Seen from that perspective, the past decade has not invalidated the promise of WAAM. It has clarified it. The technology is accessible, but not simple. Powerful, but conditional. Capable, but demanding. Its limits are now more visible than they once were, and that visibility is not a weakness. It is what allows the process to move out of its speculative phase and into a more serious relationship with industry.
The final shape of WAAM will therefore be determined less by what the process can demonstrate and more by what it can sustain. The companies and users that understand this will stop treating industrialisation as the obstacle between them and the opportunity.

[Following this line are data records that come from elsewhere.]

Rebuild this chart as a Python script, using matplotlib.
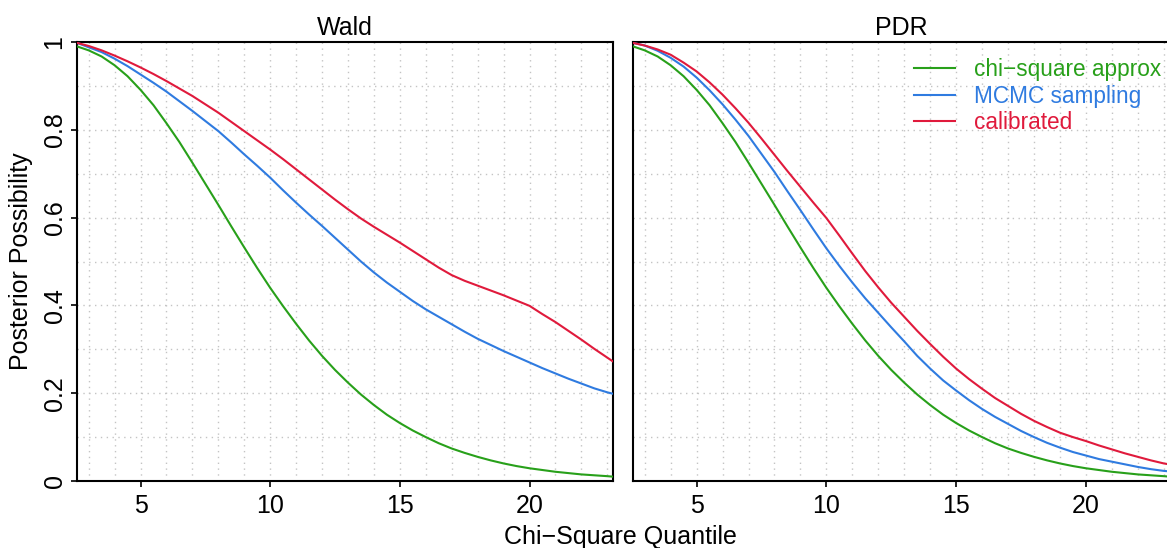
import numpy as np
import matplotlib
matplotlib.use("Agg")
import matplotlib.pyplot as plt

plt.rcParams["font.family"] = ["Liberation Sans", "DejaVu Sans"]

# Chi-square quantile grid shared by every curve
quantile = [2.55, 3.0, 3.5, 4.0, 4.5, 5.0, 5.5, 6.0, 6.5, 7.0, 7.5, 8.0, 8.5, 9.0,
            9.5, 10.0, 10.5, 11.0, 11.5, 12.0, 12.5, 13.0, 13.5, 14.0, 14.5, 15.0,
            15.5, 16.0, 16.5, 17.0, 17.5, 18.0, 18.5, 19.0, 19.5, 20.0, 20.5, 21.0,
            21.5, 22.0, 22.5, 23.0, 23.2]

# chi-square approximation (same in both panels)
chisq_approx = [0.990, 0.981, 0.967, 0.947, 0.922, 0.891, 0.856, 0.815, 0.772, 0.725,
                0.677, 0.629, 0.580, 0.532, 0.485, 0.440, 0.398, 0.358, 0.320, 0.285,
                0.253, 0.224, 0.197, 0.173, 0.151, 0.132, 0.115, 0.100, 0.086, 0.074,
                0.064, 0.055, 0.047, 0.040, 0.034, 0.029, 0.025, 0.021, 0.018, 0.015,
                0.013, 0.011, 0.010]

# Wald statistic
wald_mcmc = [0.998, 0.988, 0.977, 0.962, 0.945, 0.926, 0.907, 0.887, 0.865, 0.843,
             0.820, 0.797, 0.771, 0.744, 0.718, 0.691, 0.662, 0.634, 0.607, 0.581,
             0.554, 0.527, 0.500, 0.475, 0.452, 0.431, 0.410, 0.391, 0.374, 0.357,
             0.340, 0.324, 0.310, 0.296, 0.283, 0.270, 0.257, 0.245, 0.233, 0.222,
             0.211, 0.202, 0.199]
wald_calibrated = [0.998, 0.991, 0.981, 0.969, 0.956, 0.942, 0.927, 0.911, 0.894, 0.877,
                   0.858, 0.839, 0.818, 0.797, 0.776, 0.755, 0.733, 0.710, 0.687, 0.664,
                   0.641, 0.619, 0.598, 0.579, 0.561, 0.543, 0.524, 0.505, 0.486, 0.469,
                   0.456, 0.445, 0.434, 0.423, 0.411, 0.399, 0.380, 0.362, 0.342, 0.322,
                   0.301, 0.281, 0.273]

# PDR statistic
pdr_mcmc = [0.998, 0.992, 0.980, 0.964, 0.944, 0.919, 0.890, 0.858, 0.823, 0.786,
            0.745, 0.704, 0.660, 0.617, 0.573, 0.530, 0.490, 0.452, 0.416, 0.383,
            0.350, 0.318, 0.285, 0.256, 0.229, 0.206, 0.184, 0.164, 0.146, 0.130,
            0.114, 0.100, 0.087, 0.076, 0.066, 0.058, 0.050, 0.044, 0.038, 0.032,
            0.027, 0.023, 0.022]
pdr_calibrated = [0.998, 0.992, 0.983, 0.971, 0.953, 0.933, 0.908, 0.880, 0.849, 0.816,
                  0.780, 0.743, 0.706, 0.670, 0.634, 0.599, 0.559, 0.518, 0.478, 0.441,
                  0.406, 0.374, 0.342, 0.312, 0.283, 0.256, 0.232, 0.210, 0.189, 0.171,
                  0.153, 0.137, 0.123, 0.110, 0.100, 0.091, 0.081, 0.072, 0.063, 0.055,
                  0.047, 0.040, 0.038]

panel_titles = ["Wald", "PDR"]
series_labels = ["chi\u2212square approx", "MCMC sampling", "calibrated"]
series_colors = ["#28a01a", "#2f7be0", "#e01a3c"]
x_ticks = [5, 10, 15, 20]
y_ticks = [0, 0.2, 0.4, 0.6, 0.8, 1]
y_ticklabels = ["0", "0.2", "0.4", "0.6", "0.8", "1"]

FS = 18
LEG_FS = 16.3
W, H = 1167, 548
fig = plt.figure(figsize=(W / 100, H / 100), dpi=100)
ax_l = fig.add_axes([77 / W, 1 - 481 / H, 535.5 / W, 439 / H])
ax_r = fig.add_axes([633 / W, 1 - 481 / H, 536 / W, 439 / H])

panels = [
    (ax_l, [chisq_approx, wald_mcmc, wald_calibrated]),
    (ax_r, [chisq_approx, pdr_mcmc, pdr_calibrated]),
]

grid_kw = dict(color="#c4c4c4", lw=1.0, ls=(0, (1, 3.2)), zorder=0)

for (ax, series), title in zip(panels, panel_titles):
    ax.set_xlim(2.55, 23.2)
    ax.set_ylim(0, 1)
    for gx in range(3, 24):
        ax.axvline(gx, **grid_kw)
    for gy in np.arange(0.1, 1.0, 0.1):
        ax.axhline(gy, **grid_kw)
    for vals, lab, col in zip(series, series_labels, series_colors):
        ax.plot(quantile, vals, color=col, lw=1.5, label=lab, zorder=3)
    ax.set_title(title, fontsize=FS, pad=5)
    ax.set_xticks(x_ticks)
    ax.set_xticklabels([str(t) for t in x_ticks])
    ax.tick_params(axis="x", direction="out", length=4.5, width=1.2,
                   labelsize=FS, pad=5)
    for sp in ax.spines.values():
        sp.set_linewidth(1.5)

ax_l.set_yticks(y_ticks)
ax_l.set_yticklabels(y_ticklabels, rotation=90, va="center")
ax_l.tick_params(axis="y", direction="out", length=4.5, width=1.2,
                 labelsize=FS, pad=3)
ax_r.set_yticks([])

ax_r.legend(loc="upper left", bbox_to_anchor=(914 / W, 1 - 58.3 / H),
            bbox_transform=fig.transFigure, frameon=False, fontsize=LEG_FS,
            handlelength=1.81, handletextpad=0.84, labelspacing=0.15,
            borderpad=0, borderaxespad=0, labelcolor="linecolor")

fig.text(620 / W, 1 - 544 / H, "Chi\u2212Square Quantile", fontsize=FS,
         ha="center", va="baseline")
fig.text(21 / W, 1 - 261.5 / H, "Posterior Possibility", fontsize=FS,
         rotation=90, ha="center", va="center")

fig.savefig("out.png", dpi=100)
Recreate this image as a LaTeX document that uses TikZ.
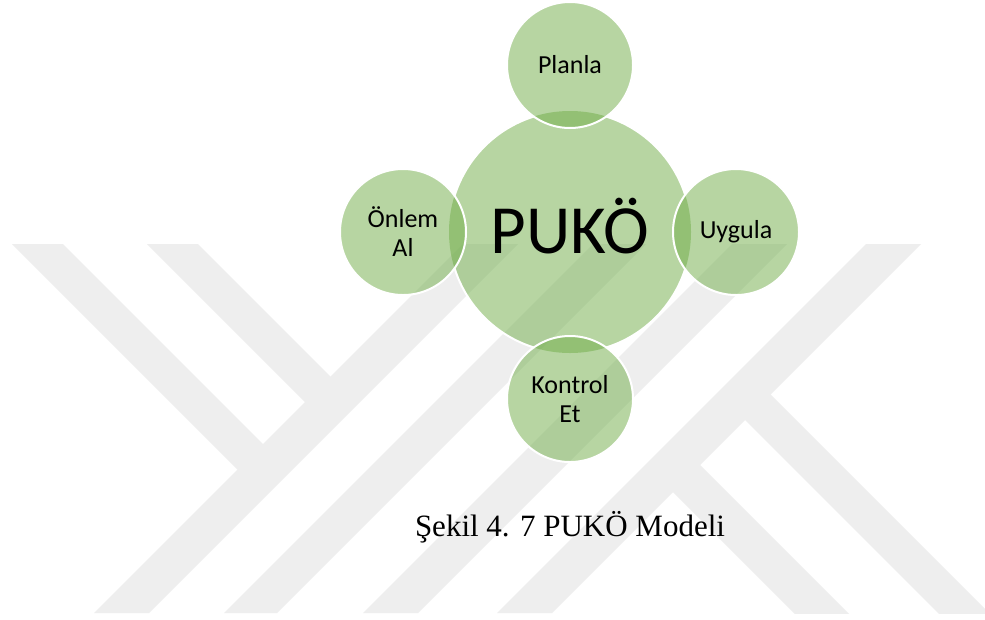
\documentclass[tikz,border=0pt]{standalone}
\usepackage{fontspec}
\setmainfont{Carlito}
\newfontfamily\capfont{Liberation Serif}
\definecolor{wm}{HTML}{EEEEEE}
\definecolor{pgreen}{HTML}{70AD47}
\begin{document}
\begin{tikzpicture}[x=1pt,y=-1pt,
  wmark/.style={fill=wm, draw=none},
  bubble/.style={circle, inner sep=0pt, fill=pgreen, fill opacity=0.5, text opacity=1, text=black},
  ring/.style={draw=white, line width=2pt},
  satlabel/.style={font=\fontsize{26}{29}\selectfont, align=center}]

\fill[white] (0,0) rectangle (985,619);
\useasboundingbox (0,0) rectangle (985,619);

% watermark
\begin{scope}
\clip (0,244) rectangle (985,613);
\fill[wmark] (94,613) -- (149,613) -- (518,244) -- (463,244) -- cycle;
\fill[wmark] (224,613) -- (277,613) -- (646,244) -- (593,244) -- cycle;
\fill[wmark] (363,613) -- (418,613) -- (787,244) -- (732,244) -- cycle;
\fill[wmark] (497,613) -- (552,613) -- (921,244) -- (866,244) -- cycle;
\fill[wmark] (12,244) -- (63,244) -- (277,458) -- (251.5,483.5) -- cycle;
\fill[wmark] (147,244) -- (198,244) -- (344.5,390.5) -- (319,416) -- cycle;
\fill[wmark] (756.5,380.5) -- (1000,624) -- (1000,675) -- (731,406) -- cycle;
\fill[wmark] (686,451) -- (855,620) -- (801,620) -- (659,478) -- cycle;
\end{scope}

% central circle
\node[bubble, minimum size=242pt] (puko) at (570,232) {\fontsize{69}{69}\selectfont\raisebox{-21pt}[0pt][0pt]{PUKÖ}};
\draw[ring] (puko.center) ++(17.4:121) arc[start angle=17.4, end angle=72.6, radius=121];
\draw[ring] (puko.center) ++(107.4:121) arc[start angle=107.4, end angle=162.6, radius=121];
\draw[ring] (puko.center) ++(197.4:121) arc[start angle=197.4, end angle=252.6, radius=121];
\draw[ring] (puko.center) ++(287.4:121) arc[start angle=287.4, end angle=342.6, radius=121];

% satellites
\node[bubble, ring, minimum size=126pt, satlabel] (plan) at (570,65) {Planla};
\node[bubble, ring, minimum size=126pt, satlabel] (uyg) at (736,232) {Uygula};
\node[bubble, ring, minimum size=126pt, satlabel] (kon) at (570,399) {Kontrol\\Et};
\node[bubble, ring, minimum size=126pt, satlabel] (onl) at (403,232) {Önlem\\Al};

% caption
\node[font=\capfont\fontsize{31}{31}\selectfont, anchor=base, inner sep=0pt] (cap) at (570,536) {Şekil 4. 7 PUKÖ Modeli};
\end{tikzpicture}
\end{document}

They will recognise that industrialisation is the opportunity: the place where knowledge accumulates, trust is built, risk is reduced, and value becomes defensible.
If WAAM continues in that direction, it may not become everything that was once projected onto it. It can become something more useful: a manufacturing option that is clearly understood, selectively applied, economically justified, and genuinely valuable where the conditions are right. That would not be a smaller outcome. It would be the point at which the technology finally becomes real.